Итак, диктатура хуту замаскировалась под народную демократию, и борьба за власть в Руанде стала внутренним делом элиты хуту, очень похожим на феодальную вражду между королевскими кланами тутси в прошлом. Руандийские революционеры сделались, по выражению писателя В. С. Найпола, постколониальными «ненастоящими» (mimic men), которые воспроизводят те же злоупотребления, против которых сами восставали, игнорируя тот факт, что их прежние хозяева в конечном счете были свергнуты теми, кого поработили. Президент Кайибанда почти наверняка читал знаменитую историю Руанды, написанную Луи де Лакже. Но вместо идеи Лакже о руандийском народе, объединенном «национальным чувством», Кайябанда выдвигал идею Руанды как «двух наций в одном государстве».

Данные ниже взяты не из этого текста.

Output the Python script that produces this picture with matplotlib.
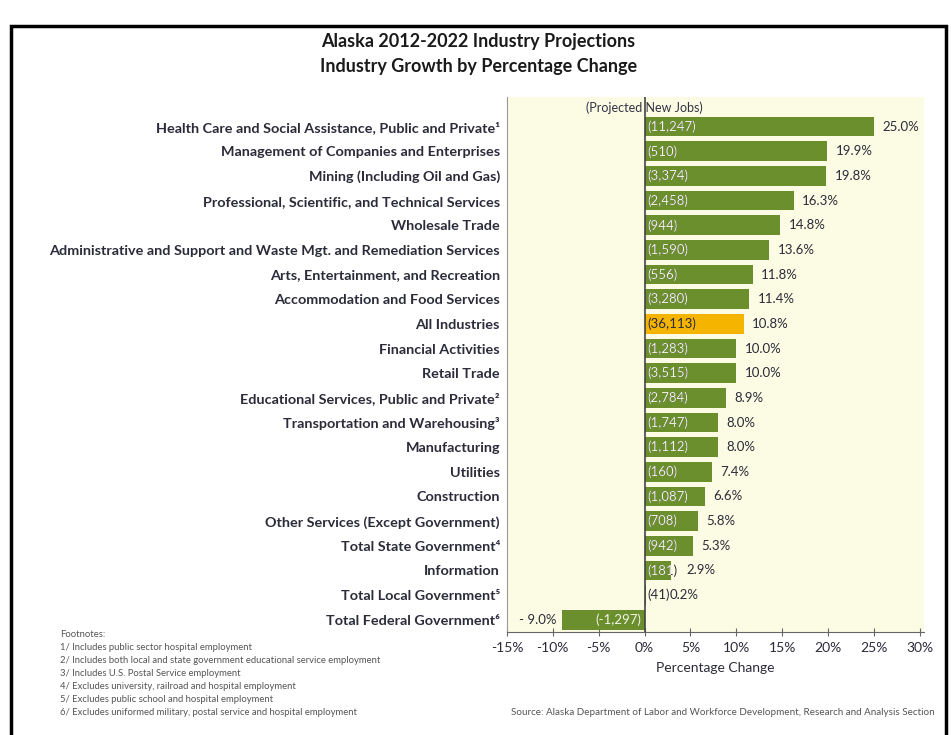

КНИГА БЫТИЯ ОПРЕДЕЛЯЕТ ПЕРВОЕ В ИСТОРИИ УБИЙСТВО КАК БРАТОУБИЙСТВО. ЕГО МОТИВ — ПОЛИТИЧЕСКИЙ: УНИЧТОЖЕНИЕ ВОСПРИНИМАЕМОГО СОПЕРНИКА. Когда Бог спрашивает, что произошло, Каин в ответ изрекает пресловутую язвительную ложь: «Не знаю; разве я сторож брату моему?» Больше всего в этой притче потрясает не сама история убийства, которая изложена в одном предложении, а бесстыдство Каина и мягкость Божьего наказания. За убийство брата Каин обречен на жизнь «изгнанника и скитальца на земле». Когда он протестует — «всякий, кто встретится со мною, убьет меня», — Бог отвечает: «За то всякому, кто убьет Каина, отмстится всемеро». Убийство почти сходит Каину с рук: он даже получает особую защиту; но, как гласит легенда, модель правосудия в виде кровной мести, созданная после его преступления, была нежизнеспособна. Люди вскоре стали настолько развращенными, что «наполнилась земля злодеяниями», и Бог так сожалел о своем творении, что стер его с лица земли потопом. В последовавшую за ним новую эпоху в качестве основного принципа социального порядка предстояло возникнуть закону. Но это случилось после долгой братоубийственной борьбы.

Глава 5

— Моя история с самого рождения? — переспросила Одетта Ньирамилимо. — У вас действительно есть на это время?

Я ответил — да, есть.

— Я родилась в Кинуну, в провинции Гисеньи, в 1956 году, — начала она. — Так что мне было три года, когда началась история этого геноцида. Я мало что помню, но точно видела отряд мужчин, которые спускались со склона горы с мачете в руках, а горящие дома до сих пор видятся мне, как наяву. Мы бежали в буш, угнав с собой коров, и не выходили оттуда два месяца. Так что молоко у нас было, но кроме него — ничего. Наш дом сгорел дотла.